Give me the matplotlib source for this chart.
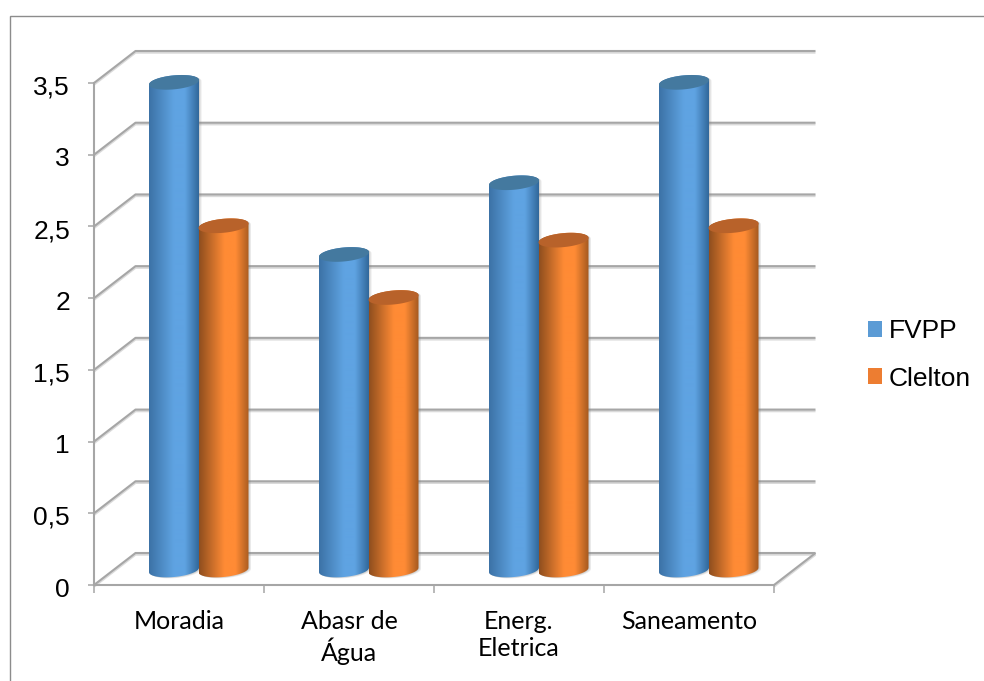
import numpy as np
import matplotlib
matplotlib.use("Agg")
import matplotlib.pyplot as plt
from matplotlib.colors import LinearSegmentedColormap
from matplotlib.patches import Patch, Polygon, Rectangle
from matplotlib.transforms import ScaledTranslation

categories = ["Moradia", "Abasr de\nÁgua", "Energ.\nEletrica", "Saneamento"]
series_names = ["FVPP", "Clelton"]
fvpp = [3.4, 2.2, 2.7, 3.4]
clelton = [2.4, 1.9, 2.3, 2.4]
y_ticks = [0, 0.5, 1, 1.5, 2, 2.5, 3, 3.5]
y_labels = ["0", "0,5", "1", "1,5", "2", "2,5", "3", "3,5"]

W, H = 984, 681
fig = plt.figure(figsize=(W / 100, H / 100), dpi=100, facecolor="white")
ax = fig.add_axes([94 / W, (H - 585) / H, 680 / W, 502 / H])
ax.set_facecolor("none")
XMAX, YMAX = 4, 3.5
PX = XMAX / 680   # data units per pixel, horizontal
PY = YMAX / 502   # data units per pixel, vertical
DEPTH_X, DEPTH_Y = 41.5 * PX, 32 * PY  # offset of the back wall
GRID = "#A6A6A6"
SHADOW = "#DADADA"


def wall_line(xs, ys, z=1):
    ax.plot(xs, np.array(ys) - 1.6 * PY, color=SHADOW, lw=1.6, clip_on=False,
            zorder=z, solid_capstyle="butt")
    ax.plot(xs, ys, color=GRID, lw=1.5, clip_on=False, zorder=z + 0.1,
            solid_capstyle="butt")


# Back-wall gridlines with their diagonals along the side wall
for v in y_ticks:
    wall_line([0, DEPTH_X, XMAX + DEPTH_X], [v, v + DEPTH_Y, v + DEPTH_Y])
# Front edge of the floor
wall_line([XMAX, XMAX + DEPTH_X], [0, DEPTH_Y])


def cylinder(x0, value, low, mid, high, cap, z):
    """Shaded 3D cylinder whose left edge sits at x0 on the floor."""
    half_w, b = 25 * PX, 7 * PY
    tilt = 0.09 * (PY / PX)
    base_y = 15 * PY
    cx = x0 + half_w
    t = np.linspace(0, np.pi, 50)
    xs = cx + half_w * np.cos(t)
    top_y = base_y + value + b * np.sin(t) + tilt * (xs - cx)
    xb = cx - half_w * np.cos(t)
    bot_y = base_y - b * np.sin(t) + tilt * (xb - cx)
    body = np.column_stack([np.r_[xs, xb], np.r_[top_y, bot_y]])

    # Soft halo around the body
    for off, alpha in ((2.5, 0.16), (1.2, 0.22)):
        ax.add_patch(Polygon(body + [off * PX, -off * PY * 0.4], closed=True,
                             fc="#808080", ec="none", alpha=alpha, zorder=z - 0.2,
                             clip_on=False))

    cmap = LinearSegmentedColormap.from_list(
        "shade", [(0, low), (0.5, mid), (0.72, mid), (1, high)])
    grad = np.linspace(0, 1, 200).reshape(1, -1)
    im = ax.imshow(grad, cmap=cmap, aspect="auto", zorder=z, interpolation="bilinear",
                   extent=[cx - half_w, cx + half_w, base_y - 2 * b,
                           base_y + value + 2 * b])
    poly = Polygon(body, closed=True, fc="none", ec="none", transform=ax.transData,
                   clip_on=False)
    ax.add_patch(poly)
    im.set_clip_box(fig.bbox)
    im.set_clip_path(poly)

    # Top face
    t2 = np.linspace(0, 2 * np.pi, 90)
    xc = cx + half_w * np.cos(t2)
    yc = base_y + value + b * np.sin(t2) + tilt * (xc - cx)
    ax.add_patch(Polygon(np.column_stack([xc, yc]), closed=True, fc=cap, ec="none",
                         zorder=z + 0.1, clip_on=False))


BLUE = ("#3C72A6", "#5FA3E2", "#31689B", "#44799F")
ORANGE = ("#8F4E1E", "#FF8B35", "#A4591F", "#B8622A")
for i, (a, b) in enumerate(zip(fvpp, clelton)):
    x_blue = i + 55 * PX
    cylinder(x_blue, a, BLUE[0], BLUE[1], BLUE[2], BLUE[3], 3 + i * 0.01)
    cylinder(x_blue + 49.5 * PX, b, ORANGE[0], ORANGE[1], ORANGE[2], ORANGE[3], 4 + i * 0.01)

ax.set_xlim(0, XMAX)
ax.set_ylim(0, YMAX)

# Axes, ticks and labels
for side in ("top", "right"):
    ax.spines[side].set_visible(False)
for side in ("left", "bottom"):
    ax.spines[side].set_color(GRID)
    ax.spines[side].set_linewidth(1.5)
    ax.spines[side].set_zorder(2)

ax.set_yticks(y_ticks, y_labels, fontfamily="Liberation Sans", fontsize=19, color="black")
ax.tick_params(axis="y", length=4.3, width=1.1, color=GRID, pad=13)
nudge = ScaledTranslation(0, -1.5 / 72, fig.dpi_scale_trans)
for lab in ax.get_yticklabels():
    lab.set_transform(lab.get_transform() + nudge)
ax.set_xticks(range(XMAX + 1), [""] * (XMAX + 1))
ax.set_xticks(np.arange(XMAX) + 0.5, categories, minor=True, fontfamily="Lato",
              fontsize=18, color="black", linespacing=1.2)
ax.tick_params(axis="x", which="major", length=5.8, width=1.1, color=GRID)
ax.tick_params(axis="x", which="minor", length=0, pad=18)

# Legend at the right of the plot
handles = [Patch(fc="#5B9BD5", ec="none"), Patch(fc="#ED7D31", ec="none")]
fig.legend(handles, series_names, loc="center left", bbox_to_anchor=(860 / W, 1 - 355 / H),
           frameon=False, prop={"family": "Liberation Sans", "size": 19},
           handlelength=0.53, handleheight=0.53, handletextpad=0.27, labelspacing=0.88,
           borderpad=0.3, borderaxespad=0)

# Chart frame, cut off by the edges of the image
fig.add_artist(Rectangle((9.5 / W, -0.1), 1.2, 1.1 - 15.5 / H,
                         transform=fig.transFigure, fc="none", ec="#8C8C8C", lw=1.0,
                         zorder=-1))

fig.savefig("out.png", dpi=100, facecolor="white")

= GIVEN EXERCISE =
Print the listing above in full, exactly as written. Omit any pictures.

= RESULT OF THIS EXERCISE =
Give me the matplotlib source for this chart.
import numpy as np
import matplotlib
matplotlib.use("Agg")
import matplotlib.pyplot as plt
from matplotlib.colors import LinearSegmentedColormap
from matplotlib.patches import Patch, Polygon, Rectangle
from matplotlib.transforms import ScaledTranslation

categories = ["Moradia", "Abasr de\nÁgua", "Energ.\nEletrica", "Saneamento"]
series_names = ["FVPP", "Clelton"]
fvpp = [3.4, 2.2, 2.7, 3.4]
clelton = [2.4, 1.9, 2.3, 2.4]
y_ticks = [0, 0.5, 1, 1.5, 2, 2.5, 3, 3.5]
y_labels = ["0", "0,5", "1", "1,5", "2", "2,5", "3", "3,5"]

W, H = 984, 681
fig = plt.figure(figsize=(W / 100, H / 100), dpi=100, facecolor="white")
ax = fig.add_axes([94 / W, (H - 585) / H, 680 / W, 502 / H])
ax.set_facecolor("none")
XMAX, YMAX = 4, 3.5
PX = XMAX / 680   # data units per pixel, horizontal
PY = YMAX / 502   # data units per pixel, vertical
DEPTH_X, DEPTH_Y = 41.5 * PX, 32 * PY  # offset of the back wall
GRID = "#A6A6A6"
SHADOW = "#DADADA"


def wall_line(xs, ys, z=1):
    ax.plot(xs, np.array(ys) - 1.6 * PY, color=SHADOW, lw=1.6, clip_on=False,
            zorder=z, solid_capstyle="butt")
    ax.plot(xs, ys, color=GRID, lw=1.5, clip_on=False, zorder=z + 0.1,
            solid_capstyle="butt")


# Back-wall gridlines with their diagonals along the side wall
for v in y_ticks:
    wall_line([0, DEPTH_X, XMAX + DEPTH_X], [v, v + DEPTH_Y, v + DEPTH_Y])
# Front edge of the floor
wall_line([XMAX, XMAX + DEPTH_X], [0, DEPTH_Y])


def cylinder(x0, value, low, mid, high, cap, z):
    """Shaded 3D cylinder whose left edge sits at x0 on the floor."""
    half_w, b = 25 * PX, 7 * PY
    tilt = 0.09 * (PY / PX)
    base_y = 15 * PY
    cx = x0 + half_w
    t = np.linspace(0, np.pi, 50)
    xs = cx + half_w * np.cos(t)
    top_y = base_y + value + b * np.sin(t) + tilt * (xs - cx)
    xb = cx - half_w * np.cos(t)
    bot_y = base_y - b * np.sin(t) + tilt * (xb - cx)
    body = np.column_stack([np.r_[xs, xb], np.r_[top_y, bot_y]])

    # Soft halo around the body
    for off, alpha in ((2.5, 0.16), (1.2, 0.22)):
        ax.add_patch(Polygon(body + [off * PX, -off * PY * 0.4], closed=True,
                             fc="#808080", ec="none", alpha=alpha, zorder=z - 0.2,
                             clip_on=False))

    cmap = LinearSegmentedColormap.from_list(
        "shade", [(0, low), (0.5, mid), (0.72, mid), (1, high)])
    grad = np.linspace(0, 1, 200).reshape(1, -1)
    im = ax.imshow(grad, cmap=cmap, aspect="auto", zorder=z, interpolation="bilinear",
                   extent=[cx - half_w, cx + half_w, base_y - 2 * b,
                           base_y + value + 2 * b])
    poly = Polygon(body, closed=True, fc="none", ec="none", transform=ax.transData,
                   clip_on=False)
    ax.add_patch(poly)
    im.set_clip_box(fig.bbox)
    im.set_clip_path(poly)

    # Top face
    t2 = np.linspace(0, 2 * np.pi, 90)
    xc = cx + half_w * np.cos(t2)
    yc = base_y + value + b * np.sin(t2) + tilt * (xc - cx)
    ax.add_patch(Polygon(np.column_stack([xc, yc]), closed=True, fc=cap, ec="none",
                         zorder=z + 0.1, clip_on=False))


BLUE = ("#3C72A6", "#5FA3E2", "#31689B", "#44799F")
ORANGE = ("#8F4E1E", "#FF8B35", "#A4591F", "#B8622A")
for i, (a, b) in enumerate(zip(fvpp, clelton)):
    x_blue = i + 55 * PX
    cylinder(x_blue, a, BLUE[0], BLUE[1], BLUE[2], BLUE[3], 3 + i * 0.01)
    cylinder(x_blue + 49.5 * PX, b, ORANGE[0], ORANGE[1], ORANGE[2], ORANGE[3], 4 + i * 0.01)

ax.set_xlim(0, XMAX)
ax.set_ylim(0, YMAX)

# Axes, ticks and labels
for side in ("top", "right"):
    ax.spines[side].set_visible(False)
for side in ("left", "bottom"):
    ax.spines[side].set_color(GRID)
    ax.spines[side].set_linewidth(1.5)
    ax.spines[side].set_zorder(2)

ax.set_yticks(y_ticks, y_labels, fontfamily="Liberation Sans", fontsize=19, color="black")
ax.tick_params(axis="y", length=4.3, width=1.1, color=GRID, pad=13)
nudge = ScaledTranslation(0, -1.5 / 72, fig.dpi_scale_trans)
for lab in ax.get_yticklabels():
    lab.set_transform(lab.get_transform() + nudge)
ax.set_xticks(range(XMAX + 1), [""] * (XMAX + 1))
ax.set_xticks(np.arange(XMAX) + 0.5, categories, minor=True, fontfamily="Lato",
              fontsize=18, color="black", linespacing=1.2)
ax.tick_params(axis="x", which="major", length=5.8, width=1.1, color=GRID)
ax.tick_params(axis="x", which="minor", length=0, pad=18)

# Legend at the right of the plot
handles = [Patch(fc="#5B9BD5", ec="none"), Patch(fc="#ED7D31", ec="none")]
fig.legend(handles, series_names, loc="center left", bbox_to_anchor=(860 / W, 1 - 355 / H),
           frameon=False, prop={"family": "Liberation Sans", "size": 19},
           handlelength=0.53, handleheight=0.53, handletextpad=0.27, labelspacing=0.88,
           borderpad=0.3, borderaxespad=0)

# Chart frame, cut off by the edges of the image
fig.add_artist(Rectangle((9.5 / W, -0.1), 1.2, 1.1 - 15.5 / H,
                         transform=fig.transFigure, fc="none", ec="#8C8C8C", lw=1.0,
                         zorder=-1))

fig.savefig("out.png", dpi=100, facecolor="white")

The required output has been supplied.